Leave out the pictures and set down exactly the lines from the start of the listing through the one with "(0,420) rectangle (15,452);", both included.

- _Data_
○ ○ ○ ○ ○ ○ ○

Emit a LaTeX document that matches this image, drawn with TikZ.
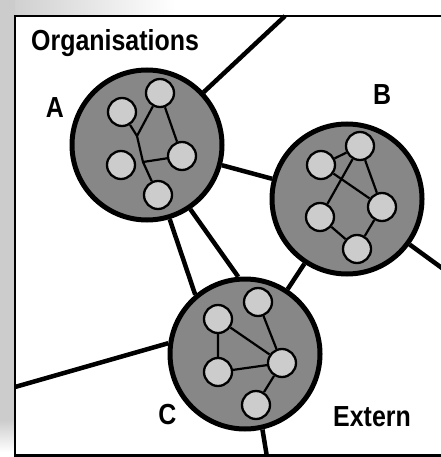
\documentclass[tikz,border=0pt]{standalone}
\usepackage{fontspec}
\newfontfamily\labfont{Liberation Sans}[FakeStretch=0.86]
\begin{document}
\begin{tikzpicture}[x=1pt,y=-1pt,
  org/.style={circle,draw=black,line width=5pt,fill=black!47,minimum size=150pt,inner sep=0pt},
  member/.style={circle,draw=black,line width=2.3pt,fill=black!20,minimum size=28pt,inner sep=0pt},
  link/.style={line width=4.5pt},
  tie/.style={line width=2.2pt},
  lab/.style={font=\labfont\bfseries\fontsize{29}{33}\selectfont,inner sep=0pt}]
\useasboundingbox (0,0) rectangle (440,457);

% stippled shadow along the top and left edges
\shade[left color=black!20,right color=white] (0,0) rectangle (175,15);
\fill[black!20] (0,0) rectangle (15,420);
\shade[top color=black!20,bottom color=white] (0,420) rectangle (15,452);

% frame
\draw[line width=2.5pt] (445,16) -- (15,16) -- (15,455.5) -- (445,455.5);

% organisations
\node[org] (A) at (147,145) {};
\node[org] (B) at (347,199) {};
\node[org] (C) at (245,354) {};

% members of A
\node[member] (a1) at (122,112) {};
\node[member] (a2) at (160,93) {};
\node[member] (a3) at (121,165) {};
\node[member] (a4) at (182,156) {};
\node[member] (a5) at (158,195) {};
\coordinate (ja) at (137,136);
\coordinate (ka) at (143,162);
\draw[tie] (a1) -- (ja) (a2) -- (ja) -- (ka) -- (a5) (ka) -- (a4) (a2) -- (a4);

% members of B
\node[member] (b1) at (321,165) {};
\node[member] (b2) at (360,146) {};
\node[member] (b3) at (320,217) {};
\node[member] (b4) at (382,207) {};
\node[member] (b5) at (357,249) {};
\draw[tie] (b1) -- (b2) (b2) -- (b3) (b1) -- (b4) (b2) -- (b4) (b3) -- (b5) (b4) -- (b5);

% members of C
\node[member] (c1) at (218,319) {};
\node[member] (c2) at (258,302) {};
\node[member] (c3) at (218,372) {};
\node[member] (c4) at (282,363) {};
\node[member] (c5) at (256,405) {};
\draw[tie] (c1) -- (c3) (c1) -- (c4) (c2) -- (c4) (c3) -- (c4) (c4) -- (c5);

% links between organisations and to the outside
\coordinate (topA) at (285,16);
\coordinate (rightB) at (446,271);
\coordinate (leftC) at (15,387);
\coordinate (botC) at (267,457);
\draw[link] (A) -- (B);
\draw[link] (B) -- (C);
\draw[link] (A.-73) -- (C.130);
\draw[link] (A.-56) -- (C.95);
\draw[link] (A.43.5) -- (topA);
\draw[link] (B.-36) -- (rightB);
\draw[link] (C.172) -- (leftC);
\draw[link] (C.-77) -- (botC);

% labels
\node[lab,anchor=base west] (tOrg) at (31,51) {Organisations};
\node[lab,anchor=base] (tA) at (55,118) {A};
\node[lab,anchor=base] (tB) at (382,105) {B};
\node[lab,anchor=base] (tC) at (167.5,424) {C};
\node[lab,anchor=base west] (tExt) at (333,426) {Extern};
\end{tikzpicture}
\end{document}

○ ○ ○ ○ ○ ○ ○

- _Result below_
Emit a LaTeX document that matches this image, drawn with TikZ.
\documentclass[tikz,border=0pt]{standalone}
\usepackage{fontspec}
\newfontfamily\labfont{Liberation Sans}[FakeStretch=0.86]
\begin{document}
\begin{tikzpicture}[x=1pt,y=-1pt,
  org/.style={circle,draw=black,line width=5pt,fill=black!47,minimum size=150pt,inner sep=0pt},
  member/.style={circle,draw=black,line width=2.3pt,fill=black!20,minimum size=28pt,inner sep=0pt},
  link/.style={line width=4.5pt},
  tie/.style={line width=2.2pt},
  lab/.style={font=\labfont\bfseries\fontsize{29}{33}\selectfont,inner sep=0pt}]
\useasboundingbox (0,0) rectangle (440,457);

% stippled shadow along the top and left edges
\shade[left color=black!20,right color=white] (0,0) rectangle (175,15);
\fill[black!20] (0,0) rectangle (15,420);
\shade[top color=black!20,bottom color=white] (0,420) rectangle (15,452);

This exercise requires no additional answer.